En fin, diviso unos 200 metros más adelante las palmeras que me indican que estoy llegando a la zona donde empieza y acaba el paseo marítimo de Els Pins. Tampoco aquí la playa está atestada de gente. Es comprensible. La dificultad de acceder le da un aire de cierta privacidad, incluso de intimidad. Veo otro imponente bloque de hormigón, junto al cual un hombre de avanzada edad lee un libro. Aquí el final de la playa es traumático. Solo hay una pared de hormigón y la correspondiente alambrada. Unos metros antes unas escaleras dan acceso al cámping Bella Terra.
Una escalera que tiembla
No tengo más remedio que entrar en el recinto, si no quiero ponerme a nadar o dar media vuelta.
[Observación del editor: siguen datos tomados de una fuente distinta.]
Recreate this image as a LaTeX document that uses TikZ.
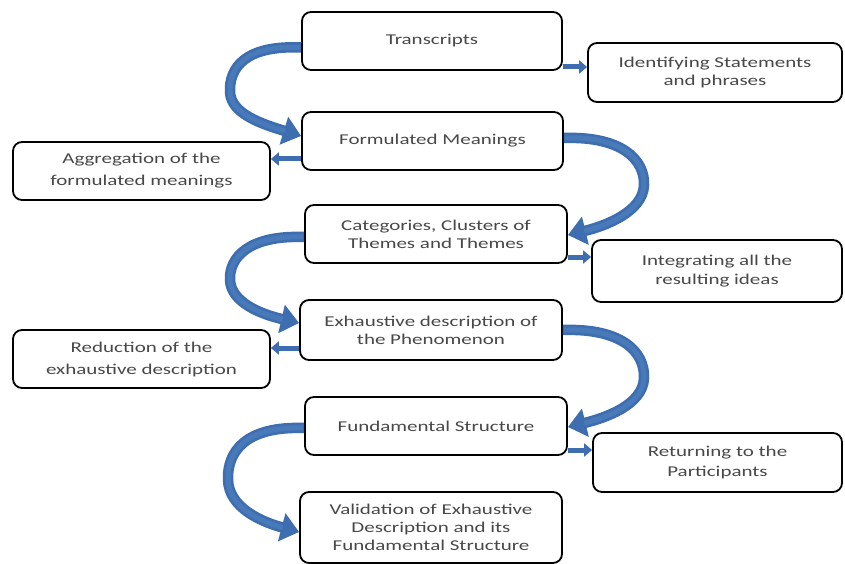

Es decir, tengo que pasar de un espacio público a otro que, por ahora, es privado, para tener que volver después al dominio público. Entro en el cámping y camino por junto a la valla. Joder!, de nuevo estoy a punto de rascarme con el alambrado del cámping, totalmente oxidado. Me acerco con cuidado y miro. Veo un enorme boquete. Aquí el oleaje también reclamó su espacio y la autoridad competente tuvo que cerrar los últimos metros del paseo por “peligro de hundimiento”, según leo en un cartel.
Me alejo de las playa de los campings, pisando las erosionadas losetas del paseo. Mi última visión también es un pelín esperpéntica: una empinada escalera conduce de nuevo a la playa. Veo al fondo a una señora que se agarra a la varandilla e intenta subir. La escalera se mueve ya que solo está sujeta por la parte superior. La mujer consigue al tercer intento poner un pie en el primer peldaño. Su peso acalla el tembleque de la escalera y sigue subiendo. Y yo doy por finalizado el paseo por la playa de los cámping, esa playa que algún político dijo que Blanes había recuperado a las puertas del verano y de las elecciones municipales.